About Us


The town of Stourbridge lies 12 miles  to the west of Birmingham and a similar distance to the south of Wolverhampton at a point on the old Worcestershire and Staffordshire border. The original township (Sturbrug or Sturesbridge) probably dates back to the 12th century when it was part of the manor of Swynford. The name was undoubtedly due to a bridge across the River Stour at this point. Over the Centuries the town developed from market town to woollen cloth production and then in the 17th Century came the industry for which it has remained best known, that is the production of glass and glass objects. With the “Industrial Revolution” came manufacturing industry, canals and a railway line.

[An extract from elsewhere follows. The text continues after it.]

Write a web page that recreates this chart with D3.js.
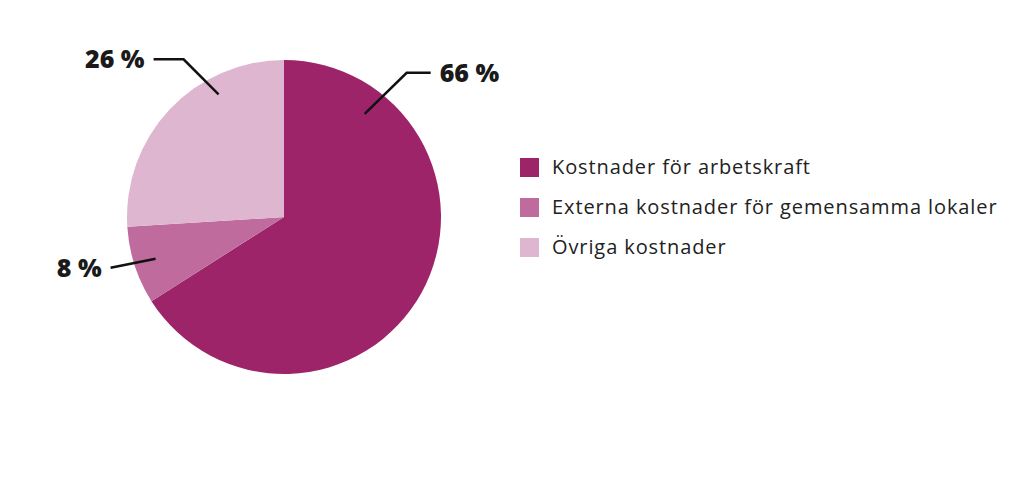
<!DOCTYPE html>
<html>
<head>
<meta charset="utf-8">
<script src="https://cdn.jsdelivr.net/npm/d3@7"></script>
<style>
  body { margin: 0; background: #fff; }
  svg { display: block; }
</style>
</head>
<body>
<svg id="chart" width="1024" height="503"></svg>
<script>
// data
const categories = ["Kostnader för arbetskraft", "Externa kostnader för gemensamma lokaler", "Övriga kostnader"];
const values = [66, 8, 26];
const valueLabels = ["66 %", "8 %", "26 %"];
const colors = ["#9e2469", "#c06b9e", "#dfb6cf"];

const width = 1024, height = 503;
const cx = 284, cy = 217, radius = 157;

const svg = d3.select("#chart");

const pie = d3.pie().sort(null).value(d => d)(values);
const arc = d3.arc().innerRadius(0).outerRadius(radius);

const g = svg.append("g").attr("transform", `translate(${cx},${cy})`);

g.selectAll("path.slice")
    .data(pie)
    .join("path")
    .attr("class", "slice")
    .attr("d", arc)
    .attr("fill", (d, i) => colors[i]);

// where along each slice the leader starts (fraction of slice angle), how far out, and the elbow
const leaderFrac = [0.16, 0.5, 0.70];
const leaderR = [131, 135, 139];
const elbow = [[42, -41], [-45, 9], [-35, -35]];
const tail = [24, 0, -30];

pie.forEach((d, i) => {
    const a = d.startAngle + (d.endAngle - d.startAngle) * leaderFrac[i];
    const x0 = Math.sin(a) * leaderR[i];
    const y0 = -Math.cos(a) * leaderR[i];
    const x1 = x0 + elbow[i][0], y1 = y0 + elbow[i][1];
    const x2 = x1 + tail[i];
    const pts = [[x0, y0], [x1, y1], [x2, y1]];
    g.append("path")
        .attr("d", d3.line()(pts))
        .attr("fill", "none")
        .attr("stroke", "#111")
        .attr("stroke-width", 2.5);
    const right = x2 >= x0;
    g.append("text")
        .attr("x", right ? x2 + 9 : x2 - 9)
        .attr("y", y1 + 9)
        .attr("text-anchor", right ? "start" : "end")
        .attr("font-family", "'Open Sans', sans-serif")
        .attr("font-weight", 800)
        .attr("font-size", 25)
        .attr("fill", "#1a1a1a")
        .text(valueLabels[i]);
});

// legend
const legend = svg.append("g").attr("transform", "translate(520,158)");
const ly = d3.scaleBand().domain(categories).range([0, 120]);
categories.forEach((c, i) => {
    const row = legend.append("g").attr("transform", `translate(0,${ly(c)})`);
    row.append("rect")
        .attr("width", 19).attr("height", 19)
        .attr("fill", colors[i]);
    row.append("text")
        .attr("x", 32).attr("y", 16)
        .attr("font-family", "'Open Sans', sans-serif")
        .attr("font-size", 20)
        .attr("letter-spacing", 0.9)
        .attr("fill", "#222")
        .text(c);
});
</script>
</body>
</html>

The glass industry declined during the later stages of the 20th Century, but manufacturing industry has remained although changing nature with the years. With the railway line and the close proximity of motorways the town does also to some extent serve as a dormitory town for other towns and cities. Although originally in Worcestershire, due to boundary changes, in 1974,  Stourbridge became part of Dudley Metropolitan Borough in the West Midlands.


Part of Stourbridge Town Centre with inner Ring Road and New Road Church arrowed.

 Methodism in the Midlands had had a somewhat mixed reception in Wednesbury  between  1740 and 1743 with riots greeting the Wesley brothers in 1743, but within a few decades things had very much settled down in their favour. In 1805 the first established Methodist  group came into being in Stourbridge and a Methodist Church was first constructed on the site of the present Church.


Background to Present Re-development

There has been a Methodist church operating on this site since 1805. The present schoolroom block was built and opened in 1886. The present church worship building was built in 1928, together with a single storey building to the rear, when the 1805 building had been adjudged to be beyond economic maintenance. In 1971 a first floor was incorporated into the “school” building and in 1987 the ground floor was modified to include a new kitchen.

  New Road Church with School  Buildings to the right.

 Since that time the suite of church buildings has remained unchanged apart from the addition of two stained glass windows within the church worship area. The 1928 railings were given towards the war effort having since been replaced and re‑aligned when the Stourbridge ring road was constructed.

Internal view of church facing altar - prior to re-development.

There was also a two storey caretaker's cottage which was built in 1928 and which has recently been demolished for future developments.

When the Stourbridge ring road was constructed in the 1960s' it had a significant impact upon the entry and exit from the church buildings and the rear car park affecting both pedestrians and cars. This has since been magnified by the recent legislation regarding Health & Safety and provision of facilities for the disabled to comply with the Disability Discrimination Act.


It has now become necessary to update the present facilities to meet the 21st  century requirements for the current users and with the intention of increasing our existing outreach into the local community particularly with regard to the young people, the elderly and events.


As with most church communities the number of people coming to church has steadily reduced over the years with the present church worship area becoming larger than our present needs for Sunday Worship alone. The schooIroom block which is about 120 years old together with some of the ancillary buildings are too expensive to maintain and heat. In fact the heating and lighting systems are old and out of date for community use. With these facts in mind, together with our intention to remain a viable organisation with much to offer in the local community and with environmental impact very much in our minds as well as those of the public at large it has become necessary to address these problems.


Accordingly in 2001 a development committee was formed to study our long term community and building needs. The present refurbishments ar a result of this.

Model of re-developed building as displayed in the church.